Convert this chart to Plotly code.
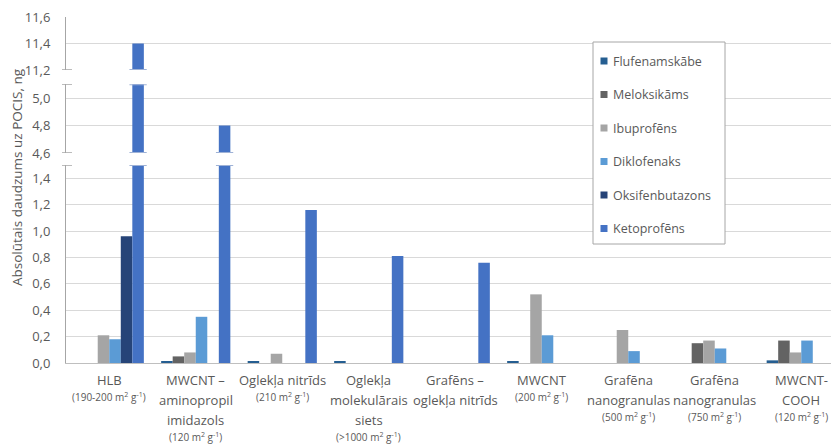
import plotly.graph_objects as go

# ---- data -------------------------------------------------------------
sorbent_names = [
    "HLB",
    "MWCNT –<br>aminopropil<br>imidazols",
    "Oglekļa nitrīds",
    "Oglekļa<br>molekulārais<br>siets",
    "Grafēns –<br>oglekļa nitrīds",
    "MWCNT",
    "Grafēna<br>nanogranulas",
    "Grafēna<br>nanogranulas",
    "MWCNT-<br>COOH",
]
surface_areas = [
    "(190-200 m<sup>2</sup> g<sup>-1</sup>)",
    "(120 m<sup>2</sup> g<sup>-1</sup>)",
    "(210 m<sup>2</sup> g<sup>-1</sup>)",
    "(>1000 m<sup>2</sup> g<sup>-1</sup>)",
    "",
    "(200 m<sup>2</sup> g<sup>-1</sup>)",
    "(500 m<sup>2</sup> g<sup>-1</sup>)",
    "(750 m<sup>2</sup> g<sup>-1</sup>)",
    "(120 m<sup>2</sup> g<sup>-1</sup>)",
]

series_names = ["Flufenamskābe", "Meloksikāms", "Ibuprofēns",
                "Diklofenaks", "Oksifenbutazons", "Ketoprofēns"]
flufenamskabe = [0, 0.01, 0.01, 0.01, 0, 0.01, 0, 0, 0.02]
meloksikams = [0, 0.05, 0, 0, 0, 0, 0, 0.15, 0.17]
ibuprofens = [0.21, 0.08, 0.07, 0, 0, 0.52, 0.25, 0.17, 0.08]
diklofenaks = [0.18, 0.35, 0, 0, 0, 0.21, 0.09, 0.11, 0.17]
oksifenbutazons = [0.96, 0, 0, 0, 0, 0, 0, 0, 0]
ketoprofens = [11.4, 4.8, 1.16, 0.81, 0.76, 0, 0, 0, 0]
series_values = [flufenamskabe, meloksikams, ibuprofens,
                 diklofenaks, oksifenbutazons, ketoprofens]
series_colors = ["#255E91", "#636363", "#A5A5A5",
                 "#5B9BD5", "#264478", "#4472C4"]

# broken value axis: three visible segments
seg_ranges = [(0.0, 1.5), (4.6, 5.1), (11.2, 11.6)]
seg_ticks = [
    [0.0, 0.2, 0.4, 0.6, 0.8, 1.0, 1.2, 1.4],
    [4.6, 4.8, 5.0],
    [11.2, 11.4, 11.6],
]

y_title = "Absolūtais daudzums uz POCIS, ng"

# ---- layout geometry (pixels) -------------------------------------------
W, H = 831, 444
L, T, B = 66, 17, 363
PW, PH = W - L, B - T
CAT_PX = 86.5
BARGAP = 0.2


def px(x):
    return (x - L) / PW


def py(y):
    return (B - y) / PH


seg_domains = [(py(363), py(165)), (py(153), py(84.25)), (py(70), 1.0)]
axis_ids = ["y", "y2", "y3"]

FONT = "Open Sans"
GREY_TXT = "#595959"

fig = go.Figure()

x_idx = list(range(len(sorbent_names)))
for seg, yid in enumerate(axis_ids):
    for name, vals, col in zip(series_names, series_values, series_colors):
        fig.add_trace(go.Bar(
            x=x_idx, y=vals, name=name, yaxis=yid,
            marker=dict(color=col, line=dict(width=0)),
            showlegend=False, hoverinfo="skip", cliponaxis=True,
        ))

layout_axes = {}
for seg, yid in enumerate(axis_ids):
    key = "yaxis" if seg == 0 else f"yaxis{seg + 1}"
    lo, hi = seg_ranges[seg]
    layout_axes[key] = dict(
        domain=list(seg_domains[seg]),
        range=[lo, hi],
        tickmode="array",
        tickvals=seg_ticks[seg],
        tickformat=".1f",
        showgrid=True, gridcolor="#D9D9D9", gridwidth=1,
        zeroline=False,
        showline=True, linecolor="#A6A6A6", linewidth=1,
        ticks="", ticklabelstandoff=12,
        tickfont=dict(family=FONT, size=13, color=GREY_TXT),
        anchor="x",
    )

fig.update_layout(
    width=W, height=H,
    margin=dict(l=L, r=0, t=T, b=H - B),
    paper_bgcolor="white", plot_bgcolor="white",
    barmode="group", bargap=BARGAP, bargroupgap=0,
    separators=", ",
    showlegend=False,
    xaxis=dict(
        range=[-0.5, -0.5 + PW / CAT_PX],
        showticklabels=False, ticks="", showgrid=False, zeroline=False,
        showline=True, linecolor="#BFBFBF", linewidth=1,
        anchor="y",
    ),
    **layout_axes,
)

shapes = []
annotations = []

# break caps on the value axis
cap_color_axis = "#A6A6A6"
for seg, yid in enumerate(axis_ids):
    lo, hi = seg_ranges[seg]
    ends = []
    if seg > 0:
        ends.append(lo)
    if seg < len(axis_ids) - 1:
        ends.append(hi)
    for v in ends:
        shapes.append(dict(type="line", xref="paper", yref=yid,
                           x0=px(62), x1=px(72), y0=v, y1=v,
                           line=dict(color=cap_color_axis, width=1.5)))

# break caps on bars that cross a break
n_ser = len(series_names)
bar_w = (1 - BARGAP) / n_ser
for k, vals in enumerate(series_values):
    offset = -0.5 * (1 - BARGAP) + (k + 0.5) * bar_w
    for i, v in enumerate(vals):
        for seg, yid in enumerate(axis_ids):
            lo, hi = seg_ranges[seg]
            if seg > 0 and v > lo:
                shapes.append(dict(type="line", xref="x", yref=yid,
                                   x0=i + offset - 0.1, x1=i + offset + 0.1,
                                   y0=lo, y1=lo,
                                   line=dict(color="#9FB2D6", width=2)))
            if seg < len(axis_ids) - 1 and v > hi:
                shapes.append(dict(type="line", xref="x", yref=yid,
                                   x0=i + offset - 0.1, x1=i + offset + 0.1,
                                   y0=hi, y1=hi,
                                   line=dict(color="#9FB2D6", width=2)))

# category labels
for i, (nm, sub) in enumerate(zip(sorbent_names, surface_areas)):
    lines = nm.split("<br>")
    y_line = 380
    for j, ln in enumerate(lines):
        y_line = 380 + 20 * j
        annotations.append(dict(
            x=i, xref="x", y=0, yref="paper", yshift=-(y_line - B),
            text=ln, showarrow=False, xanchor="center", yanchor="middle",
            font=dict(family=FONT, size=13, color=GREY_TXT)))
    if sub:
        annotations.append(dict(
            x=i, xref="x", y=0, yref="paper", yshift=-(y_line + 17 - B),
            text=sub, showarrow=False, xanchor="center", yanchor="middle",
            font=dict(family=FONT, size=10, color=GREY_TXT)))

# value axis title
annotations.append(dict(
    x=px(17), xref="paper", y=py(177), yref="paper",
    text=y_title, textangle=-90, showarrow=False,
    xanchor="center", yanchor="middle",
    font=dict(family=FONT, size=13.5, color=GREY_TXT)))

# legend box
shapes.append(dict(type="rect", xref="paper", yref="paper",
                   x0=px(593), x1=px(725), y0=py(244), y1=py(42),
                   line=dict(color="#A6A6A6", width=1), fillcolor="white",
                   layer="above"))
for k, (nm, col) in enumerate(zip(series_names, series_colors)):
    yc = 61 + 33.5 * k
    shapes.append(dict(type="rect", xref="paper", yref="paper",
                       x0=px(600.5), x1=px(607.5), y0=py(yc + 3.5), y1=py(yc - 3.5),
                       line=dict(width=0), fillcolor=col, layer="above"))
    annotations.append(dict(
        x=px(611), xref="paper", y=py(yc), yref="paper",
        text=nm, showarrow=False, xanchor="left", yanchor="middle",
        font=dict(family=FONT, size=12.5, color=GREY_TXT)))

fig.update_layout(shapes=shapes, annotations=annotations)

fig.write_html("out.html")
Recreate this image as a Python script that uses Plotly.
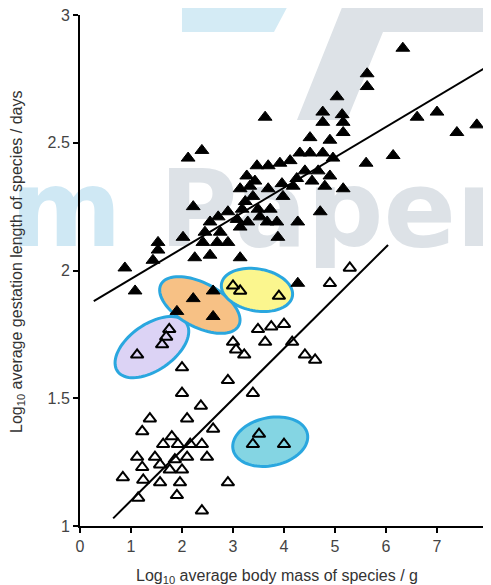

* [SHORT TASK] Only the lines from the start of the entries above to the line containing "import plotly.graph_objects as go" are to be given again, exactly and with both ends included; pictures are excluded.

* [TASK RESULT]
Convert this chart to Plotly code.
import plotly.graph_objects as go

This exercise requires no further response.